» **What is asked**
Copy nothing but the text: reproduce each line of the listing exactly and leave the pictures out.

» **Data segment**
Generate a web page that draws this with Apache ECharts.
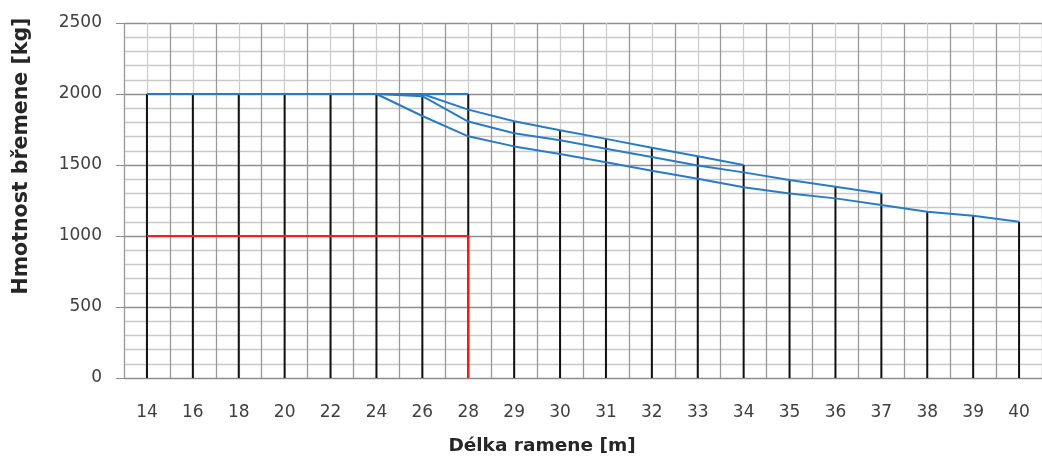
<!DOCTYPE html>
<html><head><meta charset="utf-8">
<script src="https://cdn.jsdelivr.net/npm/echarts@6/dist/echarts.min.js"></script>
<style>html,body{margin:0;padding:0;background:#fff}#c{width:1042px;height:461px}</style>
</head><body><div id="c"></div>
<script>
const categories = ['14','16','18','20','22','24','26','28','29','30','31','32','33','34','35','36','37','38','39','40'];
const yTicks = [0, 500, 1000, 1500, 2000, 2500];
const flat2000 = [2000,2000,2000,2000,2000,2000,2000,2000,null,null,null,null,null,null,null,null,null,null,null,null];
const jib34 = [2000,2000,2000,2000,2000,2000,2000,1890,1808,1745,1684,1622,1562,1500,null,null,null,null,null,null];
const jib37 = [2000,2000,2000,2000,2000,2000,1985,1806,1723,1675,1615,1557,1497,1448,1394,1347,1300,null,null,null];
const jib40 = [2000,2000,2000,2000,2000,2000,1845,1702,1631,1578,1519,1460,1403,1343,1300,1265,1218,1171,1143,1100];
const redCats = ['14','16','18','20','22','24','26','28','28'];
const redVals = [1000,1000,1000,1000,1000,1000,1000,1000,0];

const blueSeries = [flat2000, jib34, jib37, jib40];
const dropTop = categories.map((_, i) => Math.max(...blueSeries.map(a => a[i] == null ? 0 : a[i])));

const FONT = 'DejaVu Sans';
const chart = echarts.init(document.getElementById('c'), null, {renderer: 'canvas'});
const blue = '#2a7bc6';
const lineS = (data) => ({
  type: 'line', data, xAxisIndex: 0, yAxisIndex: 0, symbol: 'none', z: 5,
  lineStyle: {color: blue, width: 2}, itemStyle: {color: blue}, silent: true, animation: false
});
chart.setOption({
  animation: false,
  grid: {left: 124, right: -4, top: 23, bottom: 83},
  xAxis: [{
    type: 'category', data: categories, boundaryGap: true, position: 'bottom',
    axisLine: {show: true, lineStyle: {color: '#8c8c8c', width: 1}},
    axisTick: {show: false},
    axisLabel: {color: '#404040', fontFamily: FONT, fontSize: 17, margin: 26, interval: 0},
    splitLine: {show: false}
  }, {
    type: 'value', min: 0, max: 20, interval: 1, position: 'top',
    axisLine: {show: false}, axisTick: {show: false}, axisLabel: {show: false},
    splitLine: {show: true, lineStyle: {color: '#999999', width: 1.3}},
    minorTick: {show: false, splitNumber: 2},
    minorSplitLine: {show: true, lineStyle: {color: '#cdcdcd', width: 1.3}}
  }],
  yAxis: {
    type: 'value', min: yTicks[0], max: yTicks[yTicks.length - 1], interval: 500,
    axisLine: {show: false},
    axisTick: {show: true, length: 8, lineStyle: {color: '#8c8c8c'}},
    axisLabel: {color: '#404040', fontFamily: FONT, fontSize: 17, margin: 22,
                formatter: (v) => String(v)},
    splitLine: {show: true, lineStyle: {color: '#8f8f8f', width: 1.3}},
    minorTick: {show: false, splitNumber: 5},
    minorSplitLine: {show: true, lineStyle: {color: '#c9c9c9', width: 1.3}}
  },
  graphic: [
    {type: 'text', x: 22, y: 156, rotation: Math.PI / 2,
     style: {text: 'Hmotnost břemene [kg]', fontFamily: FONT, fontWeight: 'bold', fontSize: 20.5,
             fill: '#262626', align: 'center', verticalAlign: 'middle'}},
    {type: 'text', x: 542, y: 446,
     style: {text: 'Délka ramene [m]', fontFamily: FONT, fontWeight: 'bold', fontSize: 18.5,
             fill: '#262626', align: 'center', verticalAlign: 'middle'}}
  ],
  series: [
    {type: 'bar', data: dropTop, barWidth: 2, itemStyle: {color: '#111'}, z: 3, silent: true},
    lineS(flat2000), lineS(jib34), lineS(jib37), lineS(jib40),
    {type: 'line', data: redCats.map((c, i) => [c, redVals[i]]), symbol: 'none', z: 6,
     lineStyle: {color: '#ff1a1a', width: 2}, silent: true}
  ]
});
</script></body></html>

» **Result for this exercise**
Generate a web page that draws this with Apache ECharts.
<!DOCTYPE html>
<html><head><meta charset="utf-8">
<script src="https://cdn.jsdelivr.net/npm/echarts@6/dist/echarts.min.js"></script>
<style>html,body{margin:0;padding:0;background:#fff}#c{width:1042px;height:461px}</style>
</head><body><div id="c"></div>
<script>
const categories = ['14','16','18','20','22','24','26','28','29','30','31','32','33','34','35','36','37','38','39','40'];
const yTicks = [0, 500, 1000, 1500, 2000, 2500];
const flat2000 = [2000,2000,2000,2000,2000,2000,2000,2000,null,null,null,null,null,null,null,null,null,null,null,null];
const jib34 = [2000,2000,2000,2000,2000,2000,2000,1890,1808,1745,1684,1622,1562,1500,null,null,null,null,null,null];
const jib37 = [2000,2000,2000,2000,2000,2000,1985,1806,1723,1675,1615,1557,1497,1448,1394,1347,1300,null,null,null];
const jib40 = [2000,2000,2000,2000,2000,2000,1845,1702,1631,1578,1519,1460,1403,1343,1300,1265,1218,1171,1143,1100];
const redCats = ['14','16','18','20','22','24','26','28','28'];
const redVals = [1000,1000,1000,1000,1000,1000,1000,1000,0];

const blueSeries = [flat2000, jib34, jib37, jib40];
const dropTop = categories.map((_, i) => Math.max(...blueSeries.map(a => a[i] == null ? 0 : a[i])));

const FONT = 'DejaVu Sans';
const chart = echarts.init(document.getElementById('c'), null, {renderer: 'canvas'});
const blue = '#2a7bc6';
const lineS = (data) => ({
  type: 'line', data, xAxisIndex: 0, yAxisIndex: 0, symbol: 'none', z: 5,
  lineStyle: {color: blue, width: 2}, itemStyle: {color: blue}, silent: true, animation: false
});
chart.setOption({
  animation: false,
  grid: {left: 124, right: -4, top: 23, bottom: 83},
  xAxis: [{
    type: 'category', data: categories, boundaryGap: true, position: 'bottom',
    axisLine: {show: true, lineStyle: {color: '#8c8c8c', width: 1}},
    axisTick: {show: false},
    axisLabel: {color: '#404040', fontFamily: FONT, fontSize: 17, margin: 26, interval: 0},
    splitLine: {show: false}
  }, {
    type: 'value', min: 0, max: 20, interval: 1, position: 'top',
    axisLine: {show: false}, axisTick: {show: false}, axisLabel: {show: false},
    splitLine: {show: true, lineStyle: {color: '#999999', width: 1.3}},
    minorTick: {show: false, splitNumber: 2},
    minorSplitLine: {show: true, lineStyle: {color: '#cdcdcd', width: 1.3}}
  }],
  yAxis: {
    type: 'value', min: yTicks[0], max: yTicks[yTicks.length - 1], interval: 500,
    axisLine: {show: false},
    axisTick: {show: true, length: 8, lineStyle: {color: '#8c8c8c'}},
    axisLabel: {color: '#404040', fontFamily: FONT, fontSize: 17, margin: 22,
                formatter: (v) => String(v)},
    splitLine: {show: true, lineStyle: {color: '#8f8f8f', width: 1.3}},
    minorTick: {show: false, splitNumber: 5},
    minorSplitLine: {show: true, lineStyle: {color: '#c9c9c9', width: 1.3}}
  },
  graphic: [
    {type: 'text', x: 22, y: 156, rotation: Math.PI / 2,
     style: {text: 'Hmotnost břemene [kg]', fontFamily: FONT, fontWeight: 'bold', fontSize: 20.5,
             fill: '#262626', align: 'center', verticalAlign: 'middle'}},
    {type: 'text', x: 542, y: 446,
     style: {text: 'Délka ramene [m]', fontFamily: FONT, fontWeight: 'bold', fontSize: 18.5,
             fill: '#262626', align: 'center', verticalAlign: 'middle'}}
  ],
  series: [
    {type: 'bar', data: dropTop, barWidth: 2, itemStyle: {color: '#111'}, z: 3, silent: true},
    lineS(flat2000), lineS(jib34), lineS(jib37), lineS(jib40),
    {type: 'line', data: redCats.map((c, i) => [c, redVals[i]]), symbol: 'none', z: 6,
     lineStyle: {color: '#ff1a1a', width: 2}, silent: true}
  ]
});
</script></body></html>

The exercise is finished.